|Dog-toothed violet, trout lily or yellow violet - take your pick|
To my eye, it would seem that a patch this size should produce dozens of blooms but that never happens. I might see 6-8 blooms at once, and today’s photo is the first of them. One advantage of having a blog like mine is that over the years I go back and find out when these flowers bloomed in previous years. To what I expect will be no one’s surprise in this year of the non-winter and early spring, 2012 marks the earliest I have ever recorded their blooms.

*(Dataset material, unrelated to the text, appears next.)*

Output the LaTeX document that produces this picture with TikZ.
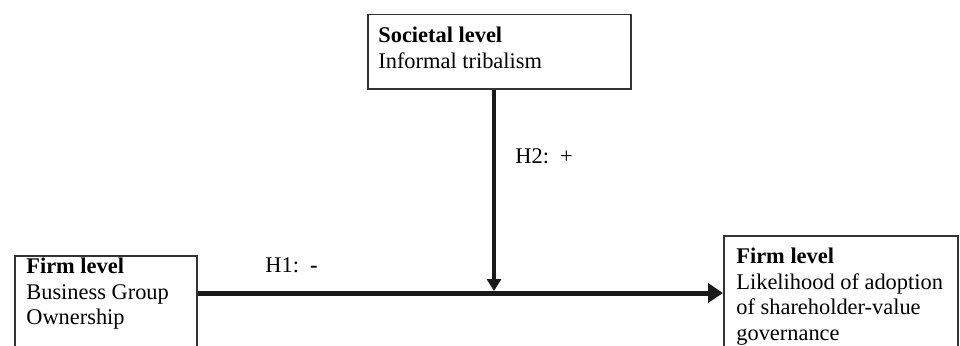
\documentclass[tikz,border=0pt]{standalone}
\usepackage{fontspec}
\setmainfont{Liberation Serif}
\usetikzlibrary{arrows.meta}

\tikzset{every picture/.style={line width=0.75pt}}
\tikzset{
  levelbox/.style={draw={rgb,255:red,51;green,51;blue,51}, line width=1.5pt, inner sep=0pt, anchor=north west},
  leveltext/.style={anchor=north west, inner sep=0pt, align=left, font=\fontsize{22.4}{25.6}\selectfont},
  hyptext/.style={anchor=base west, inner sep=0pt, font=\fontsize{22.4}{25.6}\selectfont},
  effect/.style={color={rgb,255:red,26;green,26;blue,26}},
}

\begin{document}
\begin{tikzpicture}[x=1pt,y=1pt,yscale=-1,xscale=1]
\useasboundingbox (0,0) rectangle (960,345);
\clip (0,0) rectangle (960,345);

%Boxes
\node[levelbox, minimum width=263pt, minimum height=74pt] (societal) at (367,14) {};
\node[levelbox, minimum width=182pt, minimum height=130pt] (ownership) at (14,255) {};
\node[levelbox, minimum width=234pt, minimum height=150pt] (adoption) at (723,235) {};

% Text Node
\node[leveltext] (societaltxt) at (378,26.5) {\textbf{Societal level}\\Informal tribalism};
% Text Node
\node[leveltext] (ownershiptxt) at (26,257.5) {\textbf{Firm level}\\Business Group\\Ownership};
% Text Node
\node[leveltext] (adoptiontxt) at (736,247.5) {\textbf{Firm level}\\Likelihood of adoption\\of shareholder-value\\governance};

% Text Node
\node[hyptext] (h2) at (515,163) {H2:\ \ +};
% Text Node
\node[hyptext] (h1) at (265,272) {H1:\ \ \textbf{-}};

%Straight Lines
\coordinate (hline) at (0,293);
\coordinate (meet) at (494,291);
\draw[effect, line width=5pt, -{Triangle[length=15pt,width=19pt]}] (ownership.east |- hline) -- (adoption.west |- hline);
%Straight Lines
\draw[effect, line width=4pt, -{Triangle[length=12pt,width=14pt]}] (meet |- societal.south) -- (meet);

\end{tikzpicture}
\end{document}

To be precise, they are blooming nearly 3 weeks earlier than the previous early record and more than a month earlier than the latest. Here’s the breakdown:
2007 - April 25
2008 - April 14
2009 - April 8
2011 - April 12
In 2010 I didn’t record their flowering, though I noted the leaves were visible on April 7. Likely, the first flowering would have taken place several days afterwards.
2012 - March 20
The rest of the forest is suddenly starting to grow, too. My bleeding heart bush went from nothing to 3-4 inches above ground in one day. Mayapples are now above ground, if still tiny. And there are all sorts of tiny bursts of greenery on the forest floor that are still too small to be identifiable, at least by me.
Down off the mountain even the trees are starting to leaf out. That hasn’t happened at the cabin yet, and I hope that’s still a ways off. I’m not ready to lose my view for the next 7-8 months. In a normal year I lose it for about 6 months and that’s bad enough!